「肝心かなめ 〜肝炎の最新治療〜」
高木クリニック 高木伸也
1.ウイルス性慢性肝炎を理解するためのポイント
本疾患を理解するポイントとしては, 1 )感染症であり他人への感染源
となりうる 2 )日常生活を行うための肝機能は保たれている 3 )病状
が進行すれば肝硬変になる 4 )肝がん発生のリスクがある 5 )炎症の
程度は変化し,急にひどくなることがある 6 )炎症の程度により生活の
制限が必要となる などがある。
2.疫学
現在日本全国で,肝疾患患者総数は約250万人,慢性肝炎は130〜200万人
,肝硬変は35万人,肝がん 3 万人と推定されている。
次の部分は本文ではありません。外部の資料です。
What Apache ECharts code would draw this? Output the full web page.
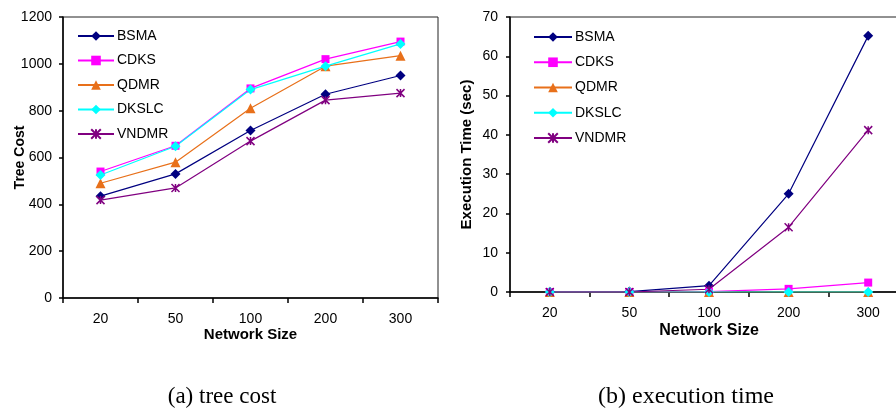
<!DOCTYPE html>
<html>
<head>
<meta charset="utf-8">
<script src="https://cdn.jsdelivr.net/npm/echarts@6/dist/echarts.min.js"></script>
<style>
html,body{margin:0;padding:0;background:#fff;}
#c{width:896px;height:410px;}
</style>
</head>
<body>
<div id="c"></div>
<script>
var categories = ['20', '50', '100', '200', '300'];
var seriesNames = ['BSMA', 'CDKS', 'QDMR', 'DKSLC', 'VNDMR'];

// (a) tree cost
var costBSMA  = [435, 530, 715, 870, 950];
var costCDKS  = [540, 650, 895, 1020, 1095];
var costQDMR  = [490, 580, 810, 990, 1035];
var costDKSLC = [525, 648, 890, 990, 1085];
var costVNDMR = [418, 470, 670, 845, 875];

// (b) execution time (sec)
var timeBSMA  = [0.05, 0.1, 1.6, 25, 65.2];
var timeCDKS  = [0, 0, 0.1, 0.8, 2.4];
var timeQDMR  = [0, 0, 0, 0, 0];
var timeDKSLC = [0, 0, 0, 0, 0];
var timeVNDMR = [0, 0, 0.7, 16.5, 41.2];

var costTicks = [0, 200, 400, 600, 800, 1000, 1200];
var timeTicks = [0, 10, 20, 30, 40, 50, 60, 70];

var FONT = "'Liberation Sans', Arial, sans-serif";
var SERIF = "'Liberation Serif', 'Times New Roman', serif";
var styles = {
  BSMA:  {color: '#000080', symbol: 'diamond', size: 10},
  CDKS:  {color: '#FF00FF', symbol: 'rect', size: 8},
  QDMR:  {color: '#E8701A', symbol: 'triangle', size: 10},
  DKSLC: {color: '#00FFFF', symbol: 'diamond', size: 10},
  VNDMR: {color: '#800080', symbol: 'path://M0,0L10,10M10,0L0,10M5,0L5,10', size: 8}
};

function mk(name, data, idx) {
  var s = styles[name];
  var isStar = name === 'VNDMR';
  return {
    name: name, type: 'line', data: data,
    xAxisIndex: idx, yAxisIndex: idx,
    symbol: s.symbol, symbolSize: s.size, showSymbol: true,
    lineStyle: {color: s.color, width: 1.2},
    itemStyle: {color: isStar ? 'rgba(0,0,0,0)' : s.color, borderColor: s.color, borderWidth: isStar ? 1.5 : 0},
    emphasis: {disabled: true},
    animation: false
  };
}

function xAx(idx, nameGap, nameSize) {
  return {
    type: 'category', gridIndex: idx, data: categories, boundaryGap: true,
    name: 'Network Size', nameLocation: 'middle', nameGap: nameGap, nameMoveOverlap: false,
    nameTextStyle: {fontFamily: FONT, fontWeight: 'bold', fontSize: nameSize, color: '#000'},
    axisLine: {lineStyle: {color: '#000', width: 1.5}},
    axisTick: {show: true, length: 5, lineStyle: {color: '#000', width: 1.5}},
    axisLabel: {fontFamily: FONT, fontSize: 14, color: '#000', margin: 14},
    splitLine: {show: false}
  };
}
function yAx(idx, name, ticks, nameGap, nameSize, margin) {
  return {
    type: 'value', gridIndex: idx, min: ticks[0], max: ticks[ticks.length - 1],
    interval: ticks[1] - ticks[0],
    name: name, nameLocation: 'middle', nameGap: nameGap, nameMoveOverlap: false,
    nameTextStyle: {fontFamily: FONT, fontWeight: 'bold', fontSize: nameSize, color: '#000'},
    axisLine: {show: true, lineStyle: {color: '#000', width: 1.5}},
    axisTick: {show: true, length: 4, lineStyle: {color: '#000', width: 1.5}},
    axisLabel: {fontFamily: FONT, fontSize: 14, color: '#000', margin: margin,
                formatter: function (v) { return String(v); }},
    splitLine: {show: false}
  };
}

var chart = echarts.init(document.getElementById('c'), null, {renderer: 'canvas'});
chart.setOption({
  backgroundColor: '#fff',
  animation: false,
  title: [
    {text: '(a) tree cost', left: 217, top: 380, textAlign: 'center',
     textStyle: {fontFamily: SERIF, fontWeight: 'normal', fontSize: 23, color: '#000'}},
    {text: '(b) execution time', left: 681, top: 380, textAlign: 'center',
     textStyle: {fontFamily: SERIF, fontWeight: 'normal', fontSize: 24, color: '#000'}}
  ],
  grid: [
    {left: 63, top: 17, width: 375, height: 281, show: true, borderColor: '#222', borderWidth: 1,
     backgroundColor: '#fff', containLabel: false, outerBoundsMode: 'none'},
    {left: 510, top: 17, width: 398, height: 275, show: true, borderColor: '#222', borderWidth: 1,
     backgroundColor: '#fff', containLabel: false, outerBoundsMode: 'none'}
  ],
  legend: [
    {orient: 'vertical', left: 72, top: 24, itemWidth: 36, itemHeight: 12, itemGap: 10.5,
     data: seriesNames, textStyle: {fontFamily: FONT, fontSize: 14, color: '#000', padding: [0, 0, 0, -2]},
     selectedMode: false},
    {orient: 'vertical', left: 528, top: 25, itemWidth: 38, itemHeight: 12, itemGap: 11.25,
     data: seriesNames, textStyle: {fontFamily: FONT, fontSize: 14, color: '#000', padding: [0, 0, 0, -2]},
     selectedMode: false}
  ],
  xAxis: [xAx(0, 29, 15), xAx(1, 31, 16)],
  yAxis: [yAx(0, 'Tree Cost', costTicks, 36, 14, 11), yAx(1, 'Execution Time (sec)', timeTicks, 36, 15, 12)],
  series: [
    mk('BSMA', costBSMA, 0), mk('CDKS', costCDKS, 0), mk('QDMR', costQDMR, 0),
    mk('DKSLC', costDKSLC, 0), mk('VNDMR', costVNDMR, 0),
    mk('BSMA', timeBSMA, 1), mk('CDKS', timeCDKS, 1), mk('QDMR', timeQDMR, 1),
    mk('DKSLC', timeDKSLC, 1), mk('VNDMR', timeVNDMR, 1)
  ]
});
</script>
</body>
</html>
肝がんによる死亡者
数は年々増加しており,がんによる死亡者のうち,男性で第 3 位,女性で
第 5 位となっている。
3.慢性肝炎(肝がん)の原因
慢性肝炎の原因としては,C 型肝炎ウイルスによるものが70%と最も多く
,以下 B 型肝炎ウイルス20%,B + C 5 %,アルコール 1 %,その他 5
%となっている。
4.C 型肝炎の自然経過
C 型急性肝炎は,症状は軽いが,慢性化率は80%と高率である(原因とし
ては,1989年以前は輸血が多かった)。劇症化はごく稀である。C 型慢性肝
炎の多くは無症状で進行するが,自然経過は個人差が大きい。自然経過に関
与する因子(悪化因子)としては,年齢(40歳以上)・飲酒・性別(男性)
が重要である。一般に初感染から肝硬変までの期間は20〜30年,肝がんまで
は30〜40年と言われるが,初感染の年齢が高いほどその年数は短縮する。
5.C 型慢性肝炎の診断
C 型慢性肝炎と診断するためには,基本的には C 型肝炎ウイルス(HCV)
の存在と,肝機能異常(GOT/GPT(AST/ALT)の増加)があればよい。HCV の
検査は,HCV 抗体検査(1989年〜)があり,確認及び治療のためには HCV-
RNA 検査を行う。2003年から HCV 抗原検査が可能となった。
6.肝炎の進行や肝がんを調べる検査
肝炎の進行や肝がんを調べる検査としては,
1 )GOT,GPT(毎月) 2 )血小板数,血清アルブミン,プロトロンビン
テストなど 3 )肝がん腫瘍マーカー(α-フェトプロテイン,PIVKA-U)
( 3 か月に 1 回) 4 )超音波検査( 3 か月に 1 回) 5 )CT 又は
MRI 検査(年 1 回) 6 )肝生検(必要時)などがあり,これらを組み合
わせて総合的に判断する。
7.肝炎ウイルス検診
2002年度から国の事業として肝炎ウイルス検診が始まった。40歳以上が対
象で,2006年度までの 5 年間で終了の予定である。2002〜2004年度の報告
では,全国で HCV 陽性者は1.6,1.3,1.0%であり,八戸市では陽性率0.7,
0.5,0.5%と全国的に比し低率であった。一方 B 型肝炎ウイルスの陽性率
は,全国 1 %程度で,八戸市 2 %程度と八戸市の方が高率であった。
8.C 型慢性肝炎の治療
治療には,原因療法と対症療法があり,原因療法は HCV の排除を目的と
し IFN(インターフェロン),リバビリンが用いられ,対症療法は肝炎の鎮
静化を目的とし強力ネオミノファーゲン C,ウルソ,瀉血療法などが用いら
れる。
IFN 治療の対象は C 型慢性肝炎で,70歳以上の方,重篤な循環器・腎疾
患などの合併症のある方,妊婦などは対象外となる。最近,新しい IFN と
してコンセンサス IFN や PEG-IFN などが発売され,特に PEG-IFN・リバビ
リン併用療法は従来の IFN 治療が効かないタイプの患者さんにもかなり効
果があり期待されている。
9.B 型慢性肝炎の治療
治療には,IFN,ラミブジン,ステロイド離脱療法を単独あるいは組合わ
せて行うが,C 型よりは IFN が効きにくく治療が難しい。